Jesus washes a disciple's feet by Slamet Hendro Kusumo (JP/Erlinawati Graham)
Some Muslims will be upset that a man of their faith is interpreting Christianity (Islam forbids portraits of Mohammad), but that strengthens the impact, according to Koamesah, who commissioned the works.
“We want these pictures to appeal to the young,” he said “We’ve developed the themes together, but these are Henkus’s paintings and they go far beyond my expectations.
“It’s the strength of his interpretations that’s important. His art is powerful, it makes you think and it stimulates discussions.”
It certainly did during its three open-studio days. Among those coming to peer and ponder was Anik Lailatul Muniroh, 21, who is studying English at a local Islamic university.
“I’m a pluralist and like the idea,” she said before stating her position firmly: “But don’t call me a liberal.”
When told the current ruling group in Australian politics is called the Liberal Party and its supporters button-down conservatives, she was even more confused.

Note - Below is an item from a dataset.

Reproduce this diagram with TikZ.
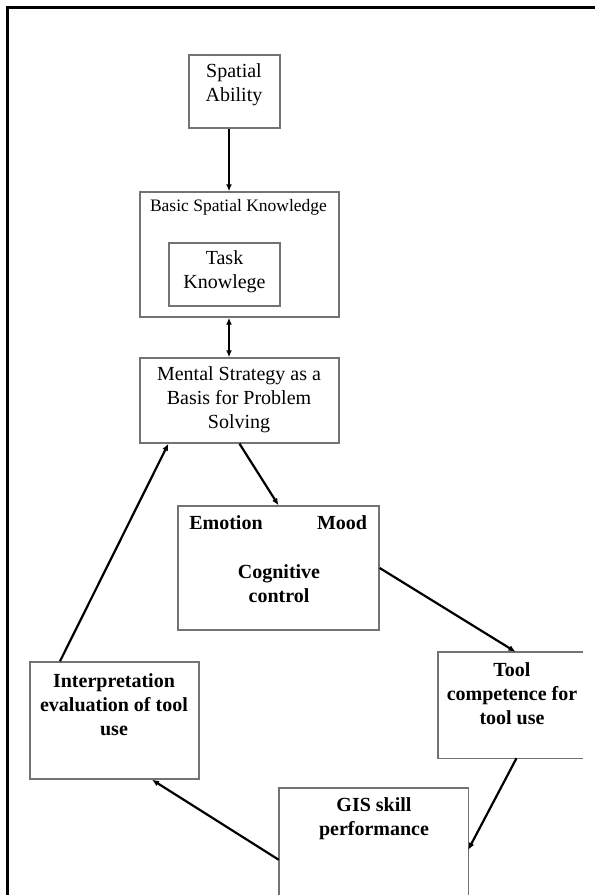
\documentclass[tikz,border=0pt]{standalone}
\usepackage{fontspec}
\setmainfont{Liberation Serif}
\usetikzlibrary{arrows.meta,calc}

\tikzset{
  frameline/.style={line width=3pt, black},
  boxline/.style={line width=1.4pt, draw={rgb,255:red,115;green,115;blue,115}},
  box/.style={boxline, rectangle, inner sep=0pt},
  openbox/.style={rectangle, inner sep=0pt, draw=none},
  txt/.style={align=center, inner sep=0pt, font=\fontsize{20}{24}\selectfont},
  btxt/.style={align=center, inner sep=0pt, font=\fontsize{20}{24}\selectfont\bfseries},
  link/.style={line width=2.2pt, black, -{Latex[length=7pt,width=6pt]}},
  duallink/.style={line width=2.2pt, black, {Latex[length=7pt,width=6pt]}-{Latex[length=7pt,width=6pt]}},
}

\begin{document}
\begin{tikzpicture}[x=1pt, y=-1pt]
  \useasboundingbox (0,0) rectangle (595,895);
  \fill[white] (0,0) rectangle (595,895);

  % outer frame (top and left edges)
  \draw[frameline] (595,7.5) -- (7.5,7.5) -- (7.5,895);

  % boxes
  \node[box, minimum width=91pt,  minimum height=73pt]  (spatial) at (234.5,91.5) {};
  \node[box, minimum width=199pt, minimum height=125pt] (basic)   at (239.5,254.5) {};
  \node[box, minimum width=111pt, minimum height=63pt]  (task)    at (224.5,274.5) {};
  \node[box, minimum width=199pt, minimum height=85pt]  (mental)  at (239.5,400.5) {};
  \node[box, minimum width=201pt, minimum height=124pt] (emotion) at (278.5,568) {};
  \node[box, minimum width=169pt, minimum height=117pt] (interp)  at (114.5,720.5) {};
  \node[openbox, minimum width=145pt, minimum height=106pt] (tool) at (510.5,705) {};
  \node[openbox, minimum width=189pt, minimum height=110pt] (gis)  at (373.5,843) {};

  % open-sided boxes
  \draw[boxline] (tool.north east) -- (tool.north west) -- (tool.south west) -- (tool.south east);
  \draw[boxline] (gis.south west) -- (gis.north west) -- (gis.north east) -- (gis.south east);

  % texts
  \node[txt] (tSpatial) at (234,85) {Spatial\\Ability};
  \node[align=center, inner sep=0pt, font=\fontsize{17.5}{21}\selectfont] (tBasic) at (238.5,207) {Basic Spatial Knowledge};
  \node[txt] (tTask) at (224.5,272) {Task\\Knowlege};
  \node[txt] (tMental) at (239,400) {Mental Strategy as a\\Basis for Problem\\Solving};
  \node[btxt] (tEmotion) at (226,523) {Emotion};
  \node[btxt] (tMood) at (342,523) {Mood};
  \node[btxt] (tCog) at (279,583.5) {Cognitive\\control};
  \node[btxt] (tInterp) at (114,705) {Interpretation\\evaluation of tool\\use};
  \node[btxt] (tTool) at (512,693.5) {Tool\\competence for\\tool use};
  \node[btxt] (tGis) at (374,818.5) {GIS skill\\performance};

  % connectors
  \draw[link] ([xshift=-5.5pt]spatial.south) -- ([xshift=-5.5pt]spatial.south |- basic.north);
  \draw[duallink] ([xshift=-10.5pt]basic.south) -- ([xshift=-10.5pt]mental.north);
  \draw[link] (mental.south) -- (emotion.north);
  \draw[link] (emotion.east) -- ([xshift=5pt]tool.north);
  \draw[link] ([xshift=6pt]tool.south) -- ([yshift=-62pt]gis.north east);
  \draw[link] ([yshift=-72pt]gis.north west) -- ($(interp.south west)!0.72!(interp.south east)$);
  \draw[link] ($(interp.north west)!0.18!(interp.north east)$) -- ($(mental.south west)!0.145!(mental.south east)$);
\end{tikzpicture}
\end{document}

“’Liberal’ in Indonesian means things like free sex and a bad lifestyle,” she said. “But no one is perfect in any religion. Everyone has strengths and weaknesses. We should be searching for goodness.”
Many find the idea of valuing other religions difficult if it means diluting their own commitment. Henkus had no such concerns.
Good friends: Artist Slamet 'Henkus' Hendro Kusumo (left) and collector Edwin Koamesah. (JP/Erlinawati Graham)
“Before starting work, I researched the life of Christ. That included reading the Bible, Stamford Raffles’s History of Java and scholarly texts on Christianity. I’ve questioned much, learned a lot and respect what I’ve read. But Islam remains my path to God.
“It hurts me to hear people saying their belief is the only one. Every religion teaches the same thing: love. Humans invented religion and we should keep open minds about other people’s beliefs and opinions.”
The artist was born and raised in Batu, the weekend refresher for weary Malangites as Bandung is for jaded Jakartans. But Henkus looks beyond the hotels and hedonism.
“You see the traffic and the crowds seeking fun, but away from the roads is a community of artists sustained by the collective values of Indonesian village life,” he said.
“It’s the ideal location for anyone concerned with spirituality; it’s surrounded by the ancient kingdoms of Kediri, Singasari and Majapahit.”
When reminded that most of the known temples in East Java are in Malang’s flatlands he responded: “Those are only the ones known so far. There are more to be discovered and they are here.”
Local farmers adrift by Slamet Hendro Kusumo (JP/Erlinawati Graham)
This suggests that Henkus has his head in the saturated clouds that drop onto the peaks in the afternoons, but the man is well educated with a higher degree in sociology. His mother was Chinese and his father from Java; they had no known artistic talent, likewise his three children.
His parents let their son extend his inquiries into philosophy. He’s assembled a complex set of ideas exploiting the paradoxes of religions where no one knows the certainty of any statement said or written centuries ago, but instead mold texts to fit their outlook.
The tones are somber. He populates his canvases with faces that look startled, dismayed, confused, never triumphant, but not defeated. Sadly most are men, which fits the time-toughened narrative that women belong in the background as supporters, not activists.
Sometimes he adds words like Democracy Zero; these tend to diminish the effect by disallowing viewers the chance to make their own interpretations of the ambiguities. But these are minor gripes.
Henkus is a humanist not confined to religious art. His secular pictures are social commentaries: a group of mourning men burying Henkus’s father knowing they will follow in time, a cluster of bemused middle-aged workers realizing that the old ways of farming can no longer sustain their families.
“We can find our own faith through art,” he said. “Mixing the modern with tradition in subtle ways makes the point that some messages are valid whatever the place and time. I hope that my work can lead to better understanding of the mysteries.”